DATA PROVIDED =
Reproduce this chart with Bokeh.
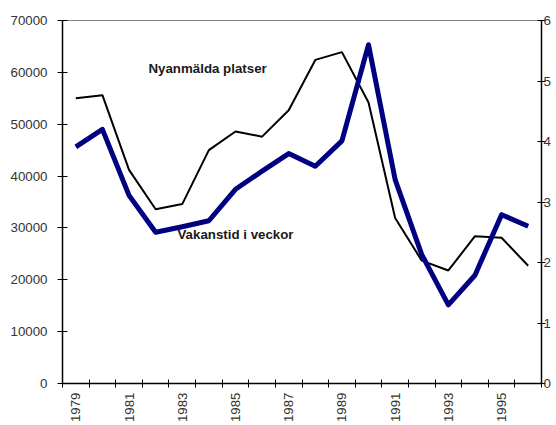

--

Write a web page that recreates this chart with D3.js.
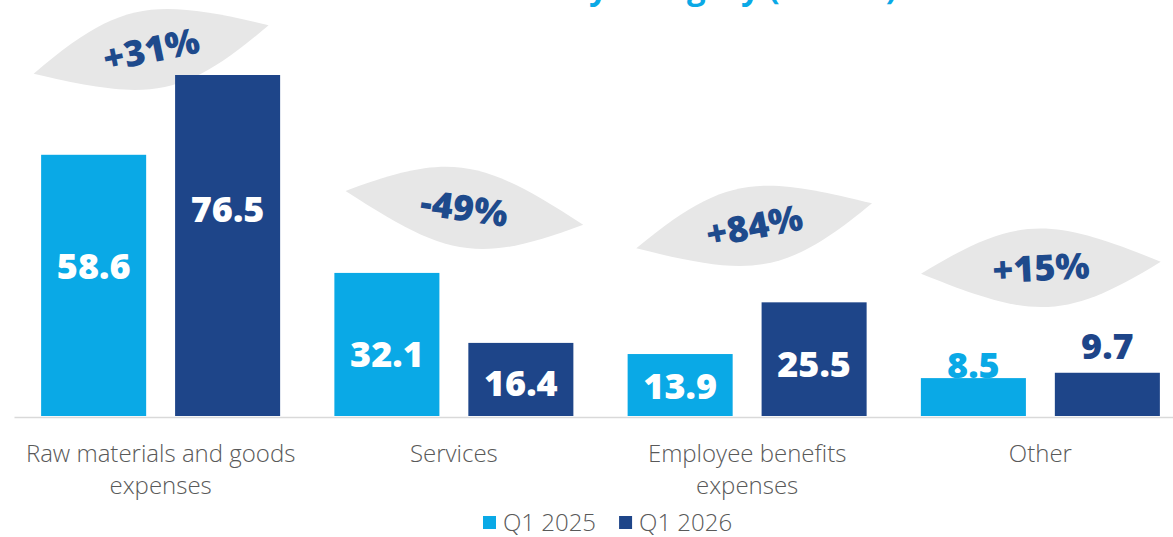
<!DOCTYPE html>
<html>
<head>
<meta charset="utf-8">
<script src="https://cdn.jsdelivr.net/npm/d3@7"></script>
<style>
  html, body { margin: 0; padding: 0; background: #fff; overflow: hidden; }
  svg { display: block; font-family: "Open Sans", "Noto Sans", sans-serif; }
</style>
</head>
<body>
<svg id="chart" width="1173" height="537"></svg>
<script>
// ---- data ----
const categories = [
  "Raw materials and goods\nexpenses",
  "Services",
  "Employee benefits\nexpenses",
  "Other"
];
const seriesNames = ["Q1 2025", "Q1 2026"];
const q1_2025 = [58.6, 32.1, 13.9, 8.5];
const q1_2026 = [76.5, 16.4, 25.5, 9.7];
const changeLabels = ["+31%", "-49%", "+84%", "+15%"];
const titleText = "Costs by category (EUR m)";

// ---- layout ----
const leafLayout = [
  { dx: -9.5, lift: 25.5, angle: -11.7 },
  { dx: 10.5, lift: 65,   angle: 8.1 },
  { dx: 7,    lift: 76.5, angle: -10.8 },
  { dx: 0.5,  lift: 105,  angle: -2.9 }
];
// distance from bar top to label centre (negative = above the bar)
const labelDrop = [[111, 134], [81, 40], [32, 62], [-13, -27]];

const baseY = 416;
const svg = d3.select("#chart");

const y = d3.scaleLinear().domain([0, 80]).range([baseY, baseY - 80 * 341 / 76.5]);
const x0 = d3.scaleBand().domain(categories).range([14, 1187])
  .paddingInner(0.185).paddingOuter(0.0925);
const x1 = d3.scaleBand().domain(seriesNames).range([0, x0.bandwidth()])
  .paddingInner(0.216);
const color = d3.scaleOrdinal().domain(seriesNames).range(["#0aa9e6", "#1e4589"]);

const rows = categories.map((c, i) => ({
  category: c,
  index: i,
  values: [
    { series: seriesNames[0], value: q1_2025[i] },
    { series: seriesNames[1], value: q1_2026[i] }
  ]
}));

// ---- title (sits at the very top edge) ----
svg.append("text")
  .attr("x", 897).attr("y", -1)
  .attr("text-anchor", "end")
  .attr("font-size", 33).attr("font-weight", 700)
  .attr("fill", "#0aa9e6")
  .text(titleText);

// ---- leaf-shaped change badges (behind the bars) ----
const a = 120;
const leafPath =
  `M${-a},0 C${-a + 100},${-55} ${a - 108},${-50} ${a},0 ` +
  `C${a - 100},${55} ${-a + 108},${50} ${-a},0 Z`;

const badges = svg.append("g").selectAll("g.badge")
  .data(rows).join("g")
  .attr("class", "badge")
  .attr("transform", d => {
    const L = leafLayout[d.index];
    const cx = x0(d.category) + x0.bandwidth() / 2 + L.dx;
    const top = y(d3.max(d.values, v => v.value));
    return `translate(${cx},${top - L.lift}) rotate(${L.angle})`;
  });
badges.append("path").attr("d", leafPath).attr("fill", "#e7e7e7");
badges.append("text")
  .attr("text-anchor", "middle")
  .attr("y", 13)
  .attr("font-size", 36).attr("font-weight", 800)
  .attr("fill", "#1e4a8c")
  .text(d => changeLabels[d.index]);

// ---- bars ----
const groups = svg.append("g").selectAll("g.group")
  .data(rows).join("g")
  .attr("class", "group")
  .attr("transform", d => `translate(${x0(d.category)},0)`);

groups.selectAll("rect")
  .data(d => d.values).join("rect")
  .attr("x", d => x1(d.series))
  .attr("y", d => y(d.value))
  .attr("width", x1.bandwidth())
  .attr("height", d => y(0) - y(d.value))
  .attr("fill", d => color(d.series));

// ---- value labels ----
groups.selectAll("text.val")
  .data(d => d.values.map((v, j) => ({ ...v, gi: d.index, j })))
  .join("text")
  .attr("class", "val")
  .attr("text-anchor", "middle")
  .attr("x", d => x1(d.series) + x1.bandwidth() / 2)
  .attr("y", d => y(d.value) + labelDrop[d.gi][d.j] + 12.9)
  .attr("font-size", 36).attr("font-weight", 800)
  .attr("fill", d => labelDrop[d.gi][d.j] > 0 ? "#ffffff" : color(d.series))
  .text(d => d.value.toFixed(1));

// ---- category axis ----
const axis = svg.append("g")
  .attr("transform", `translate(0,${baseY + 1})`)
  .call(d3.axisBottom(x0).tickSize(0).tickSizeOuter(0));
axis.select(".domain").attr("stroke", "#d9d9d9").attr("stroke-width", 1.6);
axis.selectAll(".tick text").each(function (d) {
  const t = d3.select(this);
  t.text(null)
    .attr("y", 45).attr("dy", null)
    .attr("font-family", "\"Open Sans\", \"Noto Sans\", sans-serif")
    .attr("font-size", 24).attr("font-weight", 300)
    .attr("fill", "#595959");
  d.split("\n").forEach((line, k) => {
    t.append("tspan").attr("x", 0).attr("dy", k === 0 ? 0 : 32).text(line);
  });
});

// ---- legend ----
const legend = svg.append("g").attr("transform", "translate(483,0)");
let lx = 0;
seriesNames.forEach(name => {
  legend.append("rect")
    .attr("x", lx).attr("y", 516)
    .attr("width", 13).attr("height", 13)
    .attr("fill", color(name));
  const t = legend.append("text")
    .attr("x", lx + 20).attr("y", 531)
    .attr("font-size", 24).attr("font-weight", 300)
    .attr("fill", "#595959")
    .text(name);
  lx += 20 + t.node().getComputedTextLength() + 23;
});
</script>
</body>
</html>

GOAL =
Exactly the lines starting at the line containing "Write a web" and ending at the line containing "by category (EUR" should be transcribed, both included; omit the pictures.

EXERCISE RESULT =
Write a web page that recreates this chart with D3.js.
<!DOCTYPE html>
<html>
<head>
<meta charset="utf-8">
<script src="https://cdn.jsdelivr.net/npm/d3@7"></script>
<style>
  html, body { margin: 0; padding: 0; background: #fff; overflow: hidden; }
  svg { display: block; font-family: "Open Sans", "Noto Sans", sans-serif; }
</style>
</head>
<body>
<svg id="chart" width="1173" height="537"></svg>
<script>
// ---- data ----
const categories = [
  "Raw materials and goods\nexpenses",
  "Services",
  "Employee benefits\nexpenses",
  "Other"
];
const seriesNames = ["Q1 2025", "Q1 2026"];
const q1_2025 = [58.6, 32.1, 13.9, 8.5];
const q1_2026 = [76.5, 16.4, 25.5, 9.7];
const changeLabels = ["+31%", "-49%", "+84%", "+15%"];
const titleText = "Costs by category (EUR m)";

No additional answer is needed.